I need to scrape 5 times 365 pages, but dont know how

floris_e · September 24, 2020, 3:56pm

hi guys,

For a schoolproject i have to scrape a website which isn't a problem. But for it to be called BigData i wanted to scrape the whole archive(which is the past 5 years). The only thing that changes in the url is the date at the end of the url but i don't know how to write a script that changes only the date at the end.

The website I'm using is this: Archief met gebeurde Ongevallen gefilterd op datum.

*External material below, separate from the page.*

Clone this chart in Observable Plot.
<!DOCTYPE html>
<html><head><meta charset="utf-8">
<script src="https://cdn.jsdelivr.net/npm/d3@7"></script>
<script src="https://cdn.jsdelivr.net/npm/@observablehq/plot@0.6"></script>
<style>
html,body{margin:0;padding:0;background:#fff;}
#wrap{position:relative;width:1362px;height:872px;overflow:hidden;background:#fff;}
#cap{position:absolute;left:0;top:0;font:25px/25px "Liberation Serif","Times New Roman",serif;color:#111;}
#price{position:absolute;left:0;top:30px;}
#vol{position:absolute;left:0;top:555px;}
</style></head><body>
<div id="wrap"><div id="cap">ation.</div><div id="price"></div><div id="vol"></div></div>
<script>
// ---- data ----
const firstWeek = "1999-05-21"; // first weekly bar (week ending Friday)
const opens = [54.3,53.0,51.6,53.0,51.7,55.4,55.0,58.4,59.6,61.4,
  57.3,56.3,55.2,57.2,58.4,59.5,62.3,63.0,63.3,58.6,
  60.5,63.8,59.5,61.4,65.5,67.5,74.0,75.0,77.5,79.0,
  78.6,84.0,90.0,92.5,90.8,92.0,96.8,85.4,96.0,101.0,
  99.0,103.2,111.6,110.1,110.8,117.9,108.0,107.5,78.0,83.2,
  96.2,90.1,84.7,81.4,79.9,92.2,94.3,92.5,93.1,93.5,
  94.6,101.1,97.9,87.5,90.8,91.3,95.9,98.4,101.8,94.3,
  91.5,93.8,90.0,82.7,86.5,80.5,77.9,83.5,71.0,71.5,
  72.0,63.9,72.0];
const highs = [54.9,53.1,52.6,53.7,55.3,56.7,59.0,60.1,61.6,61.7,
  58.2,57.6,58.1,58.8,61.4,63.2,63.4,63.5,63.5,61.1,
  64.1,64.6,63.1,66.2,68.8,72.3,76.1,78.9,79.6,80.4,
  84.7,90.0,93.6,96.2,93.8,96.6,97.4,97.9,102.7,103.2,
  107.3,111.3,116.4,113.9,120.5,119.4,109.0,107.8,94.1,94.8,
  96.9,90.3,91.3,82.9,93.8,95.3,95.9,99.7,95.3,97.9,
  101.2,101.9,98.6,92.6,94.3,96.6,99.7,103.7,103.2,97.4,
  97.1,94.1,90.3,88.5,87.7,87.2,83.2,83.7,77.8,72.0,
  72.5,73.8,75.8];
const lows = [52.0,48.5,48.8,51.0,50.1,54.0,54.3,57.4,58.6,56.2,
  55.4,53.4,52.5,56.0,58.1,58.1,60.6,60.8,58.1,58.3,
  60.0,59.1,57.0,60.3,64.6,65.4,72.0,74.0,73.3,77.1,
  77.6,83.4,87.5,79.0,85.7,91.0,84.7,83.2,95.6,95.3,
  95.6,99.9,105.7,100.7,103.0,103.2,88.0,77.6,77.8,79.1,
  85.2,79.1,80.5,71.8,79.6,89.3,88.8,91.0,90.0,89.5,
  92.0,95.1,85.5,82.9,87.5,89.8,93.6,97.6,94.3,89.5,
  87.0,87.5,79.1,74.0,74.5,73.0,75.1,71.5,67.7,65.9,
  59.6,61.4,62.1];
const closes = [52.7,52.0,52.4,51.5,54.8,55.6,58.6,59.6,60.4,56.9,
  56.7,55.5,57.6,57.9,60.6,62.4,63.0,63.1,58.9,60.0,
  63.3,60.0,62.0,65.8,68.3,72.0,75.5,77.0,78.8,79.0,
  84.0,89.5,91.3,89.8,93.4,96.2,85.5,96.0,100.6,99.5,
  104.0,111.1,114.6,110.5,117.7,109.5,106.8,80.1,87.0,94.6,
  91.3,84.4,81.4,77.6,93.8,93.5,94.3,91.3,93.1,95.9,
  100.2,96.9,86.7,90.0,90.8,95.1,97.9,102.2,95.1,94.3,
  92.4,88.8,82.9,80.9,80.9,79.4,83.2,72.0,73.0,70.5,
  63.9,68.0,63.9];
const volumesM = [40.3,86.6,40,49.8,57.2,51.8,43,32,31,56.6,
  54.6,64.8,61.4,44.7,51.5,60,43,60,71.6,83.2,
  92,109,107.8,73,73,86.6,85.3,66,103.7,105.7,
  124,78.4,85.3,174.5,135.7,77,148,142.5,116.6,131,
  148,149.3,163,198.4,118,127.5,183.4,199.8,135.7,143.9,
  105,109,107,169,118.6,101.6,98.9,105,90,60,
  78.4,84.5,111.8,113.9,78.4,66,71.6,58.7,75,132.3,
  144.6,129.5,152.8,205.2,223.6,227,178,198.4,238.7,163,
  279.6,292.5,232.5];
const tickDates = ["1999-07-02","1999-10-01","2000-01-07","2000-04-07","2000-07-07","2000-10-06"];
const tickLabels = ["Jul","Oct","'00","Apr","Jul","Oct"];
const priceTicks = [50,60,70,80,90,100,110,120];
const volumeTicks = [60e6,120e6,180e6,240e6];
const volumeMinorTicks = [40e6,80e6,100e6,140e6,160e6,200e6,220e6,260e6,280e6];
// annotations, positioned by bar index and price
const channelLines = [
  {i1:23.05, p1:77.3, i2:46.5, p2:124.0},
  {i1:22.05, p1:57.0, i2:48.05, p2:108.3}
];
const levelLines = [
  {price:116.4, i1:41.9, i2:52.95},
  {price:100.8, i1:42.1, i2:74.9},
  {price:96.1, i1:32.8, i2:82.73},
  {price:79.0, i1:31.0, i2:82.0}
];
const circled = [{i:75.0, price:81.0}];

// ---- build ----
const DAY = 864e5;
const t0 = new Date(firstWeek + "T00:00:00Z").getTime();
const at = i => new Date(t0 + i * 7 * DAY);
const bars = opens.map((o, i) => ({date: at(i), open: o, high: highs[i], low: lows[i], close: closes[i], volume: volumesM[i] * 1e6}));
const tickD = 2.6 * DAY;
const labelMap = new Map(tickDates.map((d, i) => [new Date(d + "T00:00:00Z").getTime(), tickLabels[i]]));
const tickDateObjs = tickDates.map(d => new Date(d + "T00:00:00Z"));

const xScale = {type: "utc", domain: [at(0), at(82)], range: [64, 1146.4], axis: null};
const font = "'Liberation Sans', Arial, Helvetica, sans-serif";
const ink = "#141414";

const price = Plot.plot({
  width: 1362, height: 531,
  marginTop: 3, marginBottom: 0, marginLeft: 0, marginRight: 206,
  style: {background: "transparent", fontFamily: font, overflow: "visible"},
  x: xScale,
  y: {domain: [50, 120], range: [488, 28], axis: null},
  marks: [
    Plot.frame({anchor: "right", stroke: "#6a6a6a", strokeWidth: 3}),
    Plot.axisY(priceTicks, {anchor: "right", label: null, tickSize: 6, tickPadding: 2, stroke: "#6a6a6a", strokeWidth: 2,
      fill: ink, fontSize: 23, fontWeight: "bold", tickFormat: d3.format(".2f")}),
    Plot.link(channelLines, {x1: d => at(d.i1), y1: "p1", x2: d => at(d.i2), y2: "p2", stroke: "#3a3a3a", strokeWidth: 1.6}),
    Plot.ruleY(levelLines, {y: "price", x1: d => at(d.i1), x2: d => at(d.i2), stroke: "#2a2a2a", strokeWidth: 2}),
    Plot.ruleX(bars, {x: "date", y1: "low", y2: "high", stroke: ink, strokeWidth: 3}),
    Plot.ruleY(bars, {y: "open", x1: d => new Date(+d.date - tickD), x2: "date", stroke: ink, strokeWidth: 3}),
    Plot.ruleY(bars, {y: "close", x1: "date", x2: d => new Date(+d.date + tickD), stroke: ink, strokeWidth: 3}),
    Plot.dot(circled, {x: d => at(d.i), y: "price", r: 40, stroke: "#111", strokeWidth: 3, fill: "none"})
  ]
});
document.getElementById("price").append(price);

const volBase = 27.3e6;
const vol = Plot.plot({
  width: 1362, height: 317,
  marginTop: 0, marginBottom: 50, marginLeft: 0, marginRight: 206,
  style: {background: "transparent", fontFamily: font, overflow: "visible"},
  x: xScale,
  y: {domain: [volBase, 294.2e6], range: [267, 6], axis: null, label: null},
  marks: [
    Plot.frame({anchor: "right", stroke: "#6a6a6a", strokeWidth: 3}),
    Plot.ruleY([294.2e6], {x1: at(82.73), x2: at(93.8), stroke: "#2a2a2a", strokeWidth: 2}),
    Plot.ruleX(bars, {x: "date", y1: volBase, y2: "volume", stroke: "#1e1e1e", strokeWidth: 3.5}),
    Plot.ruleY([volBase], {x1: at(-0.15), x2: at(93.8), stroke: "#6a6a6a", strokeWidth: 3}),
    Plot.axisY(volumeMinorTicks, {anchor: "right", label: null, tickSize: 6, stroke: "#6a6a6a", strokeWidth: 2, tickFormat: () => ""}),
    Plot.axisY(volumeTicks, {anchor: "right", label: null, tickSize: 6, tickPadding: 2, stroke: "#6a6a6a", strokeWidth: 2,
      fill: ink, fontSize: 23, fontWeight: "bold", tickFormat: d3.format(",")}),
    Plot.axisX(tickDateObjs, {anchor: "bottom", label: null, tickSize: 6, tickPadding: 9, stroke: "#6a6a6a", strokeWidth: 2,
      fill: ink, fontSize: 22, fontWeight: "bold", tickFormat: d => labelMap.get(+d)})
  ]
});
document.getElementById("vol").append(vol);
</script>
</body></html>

And the dates i need are from 01-01-2015 until 24-09-2020. The first part of the code i already figured out and I'm able to scrape 1 page. I'm a beginner at using R and would like to know if anyone could help me. The code is shown below. Thanks in advance!

library(tidyverse)
library(rvest)

Scrape all pages of site

get_one_page <- function(url){

#scrape all elements
html<-read_html(url)

#get all descriptions on this page
all_title<-html %>%
html_nodes("h2") %>%
html_text()

#get all airing dates on this page
date<-html %>%
html_nodes(".text-muted") %>%
html_text()

Combine into a tibble

return(tibble(date = date, title = all_title))
}

#scrape multiple pages
scrape_write_table <- function(url){

list_of_pages <- str_c(url, )
list_of_pages
}

#Get element data from one page
url<- "https://www.ongelukvandaag.nl/archief/21-09-20"
ongelukken <- get_one_page(url)

vvalin · September 24, 2020, 7:10pm

Hi @floris_e you still need help?

Try this code. I had similar issues in the past trying to scrapp real estate pages. The point here is that in the first loop I retrieve all the links in connection with each day, and then I scrapp the data you need with the second one.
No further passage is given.